Letters from Berringford 8 'Travelling'





Erewhon

Berringford

1 August, 1978

Travelling

It is a fine night and I am sitting in the garden just outside my porch.  The sun has not yet set, and I can see the rows of runner beans that have climbed to the top of the high poles of hazel. That reminds me that I must keep some of the bigger pods for seeds to plant next April.  It is good to see the beans that I planted a few months ago now grown high.   When I was younger and taller I planted the row of beans here, but I never saw them flower. I was on the road to India when they climbed the poles and were ready for picking and eating. At other times I would come home from a journey and then help to dig up potatoes that I had never sown.  I travelled much in those days. “You have a bottom that won’t sit down,” said Carmen.

“For my part I travel not to go anywhere, but to go.  I travel for travel’s sake.  The great affair is to move.” So said Robert Louis Stevenson in  ‘Travels with a Donkey’.

Stevenson was right, wasn’t he?  I’m not too sure about the donkey part, but the rest of it is correct.  When we are moving, when we are on the road, all our niggling problems fall from us.  We forget them all: the electricity bill that seems too high and the fridge door that won’t shut properly (and which perhaps caused the expensive bill), the best place to keep the front door key, the noise the neighbours make on Friday nights, and the nagging thought “We should be asking Bill and Freda over to dinner next weekend”.  When we travel, our only worry is to get from A to B before night comes.  Our bag holds all we have. When we have little, that little gives us few problems.  The job and the house and the car are forgotten. All we think of is the needs of the day, and those needs are easily satisfied.

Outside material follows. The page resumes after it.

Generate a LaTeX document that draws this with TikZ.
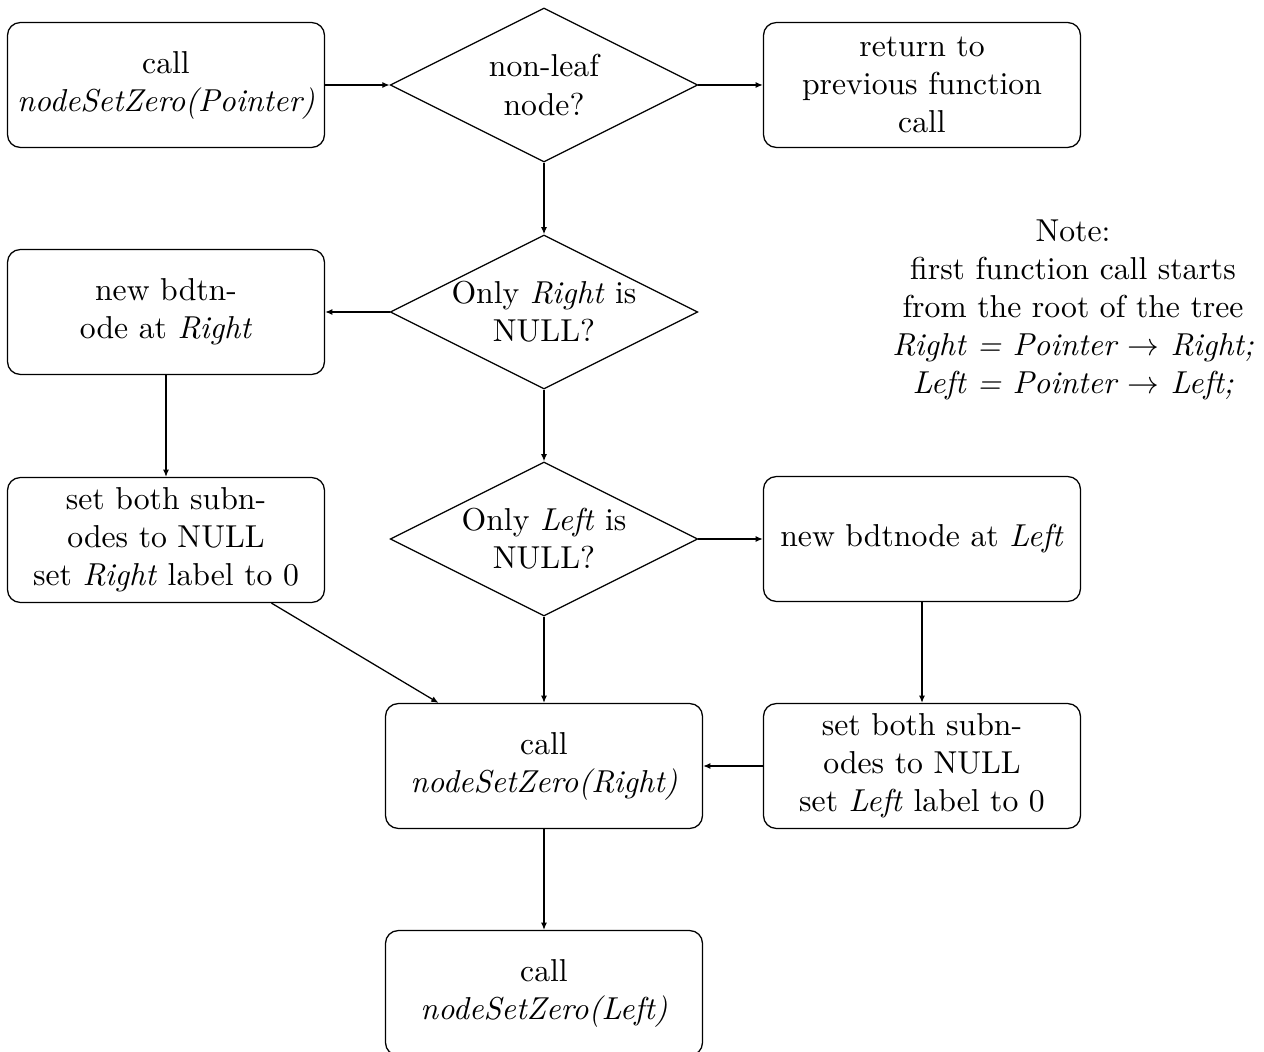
\documentclass[tikz,border=0pt]{standalone}
\usetikzlibrary{shapes.geometric,arrows.meta}

\tikzset{
  flowbox/.style={draw, rounded corners=4pt, align=center,
    minimum width=100pt, minimum height=39.4pt, inner sep=2pt},
  decision/.style={draw, diamond, shape aspect=2, align=center,
    minimum width=97pt, minimum height=48.6pt, inner sep=-1.5pt},
  notetext/.style={align=center, inner sep=0pt},
  flow/.style={-{Latex[length=2.3pt,width=1.9pt]}}
}

\begin{document}
\begin{tikzpicture}[x=0.3155pt, y=-0.3155pt]
  \useasboundingbox (0,0) rectangle (1264,1052);

  % top row
  \node[flowbox]  (start)  at (166,85)  {call\\\textit{nodeSetZero(Pointer)}};
  \node[decision] (leaf)   at (544,85)  {non-leaf\\node?};
  \node[flowbox]  (ret)    at (922,85)  {return to\\previous function\\call};

  % right sub-node check
  \node[flowbox]  (newR)   at (166,312) {new bdtn-\\ode at \textit{Right}};
  \node[decision] (onlyR)  at (544,312) {Only \textit{Right} is\\NULL?};
  \node[notetext] (note)   at (1073,310) {Note:\\first function call starts\\from the root of the tree\\
    \textit{Right = Pointer $\rightarrow$\ Right;}\\\textit{Left = Pointer $\rightarrow$\ Left;}};

  % left sub-node check
  \node[flowbox]  (setR)   at (166,540) {set both subn-\\odes to NULL\\set \textit{Right} label to 0};
  \node[decision] (onlyL)  at (544,539) {Only \textit{Left} is\\NULL?};
  \node[flowbox]  (newL)   at (922,539) {new bdtnode at \textit{Left}};

  % recursive calls
  \node[flowbox]  (callR)  at (544,766) {call\\\textit{nodeSetZero(Right)}};
  \node[flowbox]  (setL)   at (922,766) {set both subn-\\odes to NULL\\set \textit{Left} label to 0};
  \node[flowbox]  (callL)  at (544,993) {call\\\textit{nodeSetZero(Left)}};

  % connectors
  \draw[flow] (start) -- (leaf);
  \draw[flow] (leaf) -- (ret);
  \draw[flow] (leaf) -- (onlyR);
  \draw[flow] (onlyR) -- (newR);
  \draw[flow] (newR) -- (setR);
  \draw[flow] (onlyR) -- (onlyL);
  \draw[flow] (onlyL) -- (newL);
  \draw[flow] (setR) -- (callR);
  \draw[flow] (onlyL) -- (callR);
  \draw[flow] (newL) -- (setL);
  \draw[flow] (setL) -- (callR);
  \draw[flow] (callR) -- (callL);
\end{tikzpicture}
\end{document}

Starting is all.  “Aller Angfang ist schwer” said Goethe, and this is true of travelling.  Once you have shut the door and left the house, it is easy.  It is the packing of the toothbrush that is hard.

Memories come back, for I’ve stopped my travelling now, memories of our journey through Asia, the six of us.  The routine of striking camp, a quick breakfast with the day still cold, the tents rolled up and stacked on the roof of the van, the stove put away in the back, everything in its place, all stored away and roped up, a quick look to check the site, the engine started and moving off again.  “The great affair is to move.”  Tedium cannot catch us while we are moving. We cannot be bored, and what a waste of time boredom is. But then, after a time, the movement itself becomes addictive.  One has to move.  It is the great escape.  We arrived in India, by the way, and then carried on further east, but that’s a story for another evening.

Africans can give us a lesson in travelling.  They live on the journey. They continue their lives while on the move. We, on the other hand, journey in a vacuum and pick up the threads of our life when we arrive. They are patient.  If the journey takes two days, so be it.  If it takes three days, well, so be it too.   There are few genuine nomads left in this world.  Their life is a continuous movement to this grazing ground, to those wells, to that festival or to this great meeting place of the families.  Think of the great tradition of travelling to Mecca, to be undertaken once in a lifetime by every Moslem, and a whole lifetime some took to do it. Inching onwards along dusty, sandy roads to the next poor village where the people took them in with their tradition of kindness to the traveller. Think of the pilgrim routes to the shrine of St James in Santiago or the road to Canterbury when a motley group left the Tabard Inn one April for “Thanne longen folk to goon on pilgrimages.” 

What great travellers there have been!  To the east, to China, up and down India, across the burning heart of Australia, following tracks criss-crossing the Arab world, riding over long, dull plains, lonely and against the odds.  When they returned, they knew that if they told their story, their tale of the hardships of day to day, they would never be understood by those who remained safe at home with the curtains closed and the fire burning in the hearth. “The great affair is to move”.

Aunt Jane has a chronic case of the bug.  My younger brother Robert is on the road too, in Australia at the moment.  But there is a time for everything, and it is also pleasant to come to rest, to see the runner beans I planted climbing the poles to the sky, to watch the sun setting in the same place two nights in a row. The sun is setting here now, behind the pine trees in Uncle Jasper’s garden, with a glimpse of the sea in the distance.  It is cooler now and soon I will put away the fork and the brush and go inside and find something for supper.